Have an idea for a darkling with some focus on Dream contracts...


----------



## ArghMark (Nov 2, 2009)

Awesome, Shayuri. 


Having a thought, I am going to have a few minor rules changes.

The dream 1 and 2 contracts are swapped about, and its not so hard to get into a dream without any of the contracts, but it does require being close to the dreamer. If you don't have the contracts you can only have minor effects on the dream; if you have the contract you can do a lot.


----------



## airwalkrr (Nov 2, 2009)

ArghMark said:


> The court system and so on are pretty standard out of Changeling the Lost, so Spring/Summer/Autumn/Winter; definitions of Seelie/Unseelie aren't valid to the Lost, who number both darklings and fairest in their number without an eyeblink.




Ah. It's been over 10 years since I played Changeling. I'm not familiar with the changes in the new edition. If it's anything like Vampire: The Requiem, it's only a shadow of the previous game; definitely not compatible. I'd have to learn a lot of new stuff. Not sure I'm up for that.



ArghMark said:


> I would have tried the White Wolf forums, but as I'm a registered member here I pretty much focus most of my stuff here.




I only mentioned it because EN World gamers very rarely play White Wolf. I tried to get a Vampire: The Masquerade game started some years back and got virtually zero interest. The White Wolf forums are pretty friendly to newbies though. It would be a lot easier to start a game there.


----------



## ArghMark (Nov 2, 2009)

Airwalkerr:

Thanks for the advice . I didn't mean to come across as abrasive. 

As for knowing the setting, I wouldn't worry too much. Chances are you don't know much about Brisbane either, unless you're a local . 

We can run through character creation easily enough which will give you a basic idea, but as your characters will be fresh out of the thorns I wouldn't worry; it may help a little to know about the setting but learning in-game can be a fun experience too.


----------



## Shayuri (Nov 2, 2009)

Airwalkrr, the main conceptual change is that Changelings are no longer actually fey.

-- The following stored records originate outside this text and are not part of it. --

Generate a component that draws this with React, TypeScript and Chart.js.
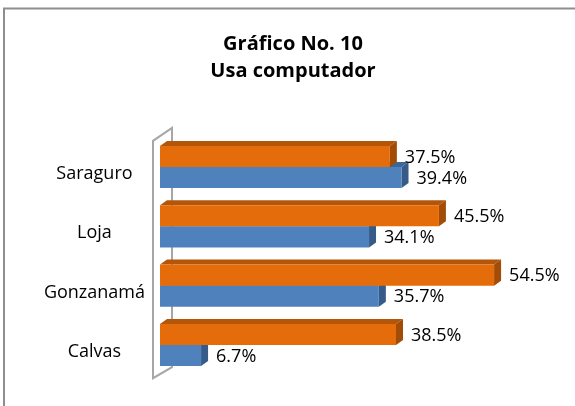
import React, { useEffect, useRef } from "react";
import { Chart, registerables } from "chart.js";

Chart.register(...registerables);

const categories = ["Saraguro", "Loja", "Gonzanamá", "Calvas"];
const seriesOrange = [37.5, 45.5, 54.5, 38.5];
const seriesBlue = [39.4, 34.1, 35.7, 6.7];
const titleLines = ["Gráfico No. 10", "Usa computador"];

const FONT = "'Open Sans', 'DejaVu Sans', sans-serif";

const faceColors = [
  { top: "#B4560A", side: "#A34C07" },
  { top: "#3D6799", side: "#375B88" },
];

const DX = 7;
const DY = -5;

const frame3d = {
  id: "frame3d",
  beforeDraw(chart: any) {
    const { ctx, width, height } = chart;
    ctx.save();
    ctx.fillStyle = "#ffffff";
    ctx.fillRect(0, 0, width, height);
    ctx.strokeStyle = "#8e8e8e";
    ctx.lineWidth = 2;
    ctx.beginPath();
    ctx.moveTo(4, height + 2);
    ctx.lineTo(4, 8.5);
    ctx.lineTo(width + 2, 8.5);
    ctx.stroke();
    ctx.restore();
  },
  beforeDatasetsDraw(chart: any) {
    const { ctx, chartArea: ca } = chart;
    ctx.save();
    // wall
    const fx = ca.left - 7;
    const bx = ca.left + 12;
    ctx.strokeStyle = "#a6a6a6";
    ctx.lineWidth = 2;
    ctx.beginPath();
    ctx.moveTo(fx, ca.bottom + 3.5);
    ctx.lineTo(fx, ca.top + 3.5);
    ctx.lineTo(bx, ca.top - 9.5);
    ctx.lineTo(bx, ca.bottom - 7.5);
    ctx.closePath();
    ctx.stroke();
    // 3D faces, last dataset first
    for (let di = chart.data.datasets.length - 1; di >= 0; di--) {
      const meta = chart.getDatasetMeta(di);
      const col = faceColors[di];
      meta.data.forEach((el: any) => {
        const { x, y, base, height } = el.getProps(["x", "y", "base", "height"], true);
        const t = y - height / 2;
        const b = y + height / 2;
        ctx.fillStyle = col.top;
        ctx.beginPath();
        ctx.moveTo(base, t);
        ctx.lineTo(base + DX, t + DY);
        ctx.lineTo(x + DX, t + DY);
        ctx.lineTo(x, t);
        ctx.closePath();
        ctx.fill();
        ctx.fillStyle = col.side;
        ctx.beginPath();
        ctx.moveTo(x, t);
        ctx.lineTo(x + DX, t + DY);
        ctx.lineTo(x + DX, b + DY);
        ctx.lineTo(x, b);
        ctx.closePath();
        ctx.fill();
      });
    }
    ctx.restore();
  },
  afterDatasetsDraw(chart: any) {
    const { ctx } = chart;
    ctx.save();
    ctx.font = `18px ${FONT}`;
    ctx.fillStyle = "#000000";
    ctx.textAlign = "left";
    ctx.textBaseline = "middle";
    chart.data.datasets.forEach((ds: any, di: number) => {
      const meta = chart.getDatasetMeta(di);
      meta.data.forEach((el: any, i: number) => {
        const { x, y } = el.getProps(["x", "y"], true);
        ctx.fillText(ds.data[i].toFixed(1) + "%", x + 15, y + 1);
      });
    });
    ctx.restore();
  },
};

export default function App() {
  const ref = useRef<HTMLCanvasElement>(null);
  useEffect(() => {
    document.body.style.margin = "0";
    const chart = new Chart(ref.current as HTMLCanvasElement, {
      type: "bar",
      data: {
        labels: categories,
        datasets: [
          {
            label: "Serie 1",
            data: seriesOrange,
            backgroundColor: "#E46C0A",
            borderWidth: 0,
            categoryPercentage: 0.71,
            barPercentage: 1,
          },
          {
            label: "Serie 2",
            data: seriesBlue,
            backgroundColor: "#4F81BD",
            borderWidth: 0,
            categoryPercentage: 0.71,
            barPercentage: 1,
          },
        ],
      },
      options: {
        indexAxis: "y",
        animation: false,
        responsive: false,
        layout: { padding: { left: 11, right: 0, top: 0, bottom: 31.3 } },
        plugins: {
          legend: { display: false },
          tooltip: { enabled: false },
          title: {
            display: true,
            text: titleLines,
            color: "#000000",
            font: { family: FONT, size: 20, weight: "bold", lineHeight: 1.35 },
            padding: { top: 30.5, bottom: 52.8 },
          },
        },
        scales: {
          x: { display: false, min: 0, max: 67.7 },
          y: {
            grid: { display: false },
            border: { display: false },
            afterFit: (scale: any) => {
              scale.width = 149;
            },
            ticks: {
              color: "#000000",
              font: { family: FONT, size: 18 },
              crossAlign: "center",
              padding: 7,
              labelOffset: 7,
            },
          },
        },
      },
      plugins: [frame3d],
    });
    return () => chart.destroy();
  }, []);
  return <canvas ref={ref} width={575} height={406} />;
}
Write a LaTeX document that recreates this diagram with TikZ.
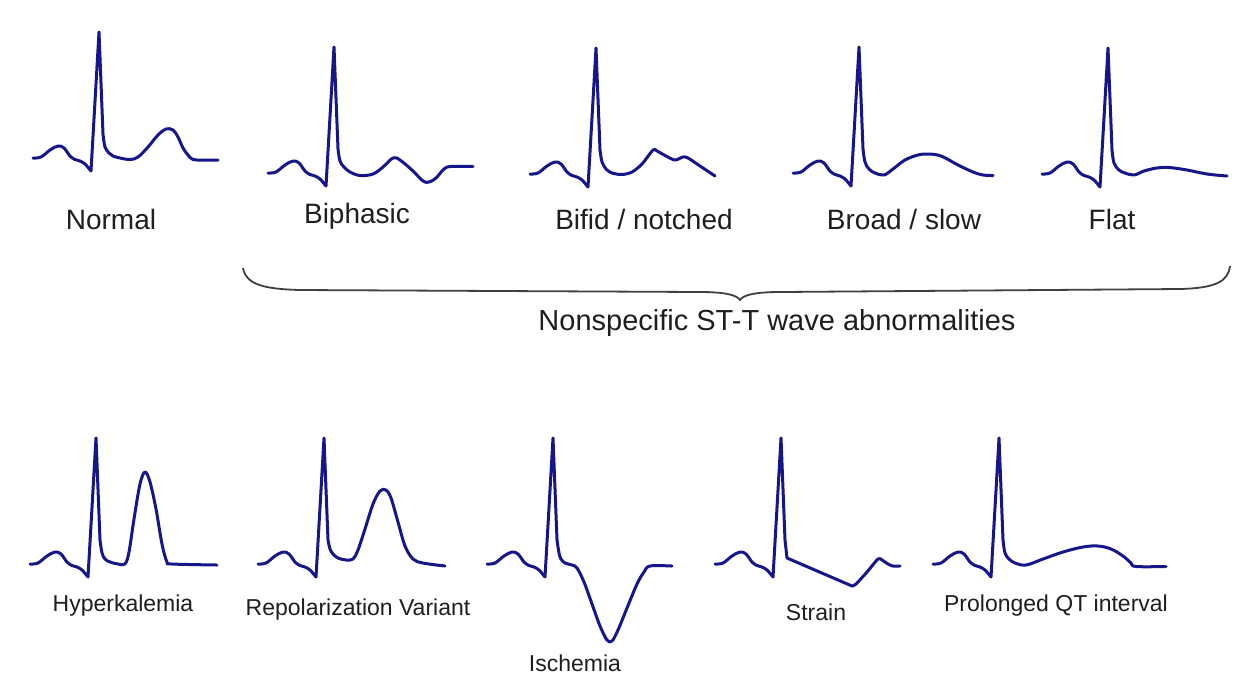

They are quite literally changelings; mortals who have been captured by fey at some point, and altered via fey magic, but who then escaped back into the mortal world. They still lead dual lives...for the most part only they can see each other's changed selves...but now they have the additional complication of having to be careful of attracting the attention of the True Fey again. During their time of captivity they learned to use faerie magic, which is expressed as "contracts" that enable some control over reality...though often with a reciprocal cost.


----------



## airwalkrr (Nov 3, 2009)

I might be interested. Let me see if I can borrow a copy of the new rules and browse it over before I decide.


----------



## ArghMark (Nov 3, 2009)

Well, thats one for a yes and one maybe. I'd like one more to be a decent game, and two optimum. Anyone know anyone on the boards who are interested?


----------



## JamPaladin (Nov 3, 2009)

Ha, I designed my character without an inkling of what setting we were even playing in!

Me and Pumpkin are in. Duh.


----------



## ArghMark (Nov 4, 2009)

Well, thats two for a yes. I'd like one more before starting anything up, but I'll work with two - both darklings at that. Ah well.

Anyone else?


----------



## Shayuri (Nov 5, 2009)

Doh! I can do something different. Give me a day or two to consider my options.


----------



## ArghMark (Nov 5, 2009)

Feel free to play whatever you like, Shayuri. Uh, within scope that is. JP, wanna put up your character here for inspection before we begin?


----------



## Voadam (Nov 5, 2009)

I'm a bit interested if you are willing on walking me through some things.

I used to play a lot of oWoD VtM and MtA. I've read enough reviews of Changeling for me to think it sounds neat and I bought the pdf but I've only read through the intro fiction so far and not the meat of the book. I have no experience with oWoD changeling.


----------



## ArghMark (Nov 5, 2009)

Not a problem, Voadam.

If you have a quick look through the kiths you might have an idea what you can play, but seriously almost any idea is do-able in Changeling. 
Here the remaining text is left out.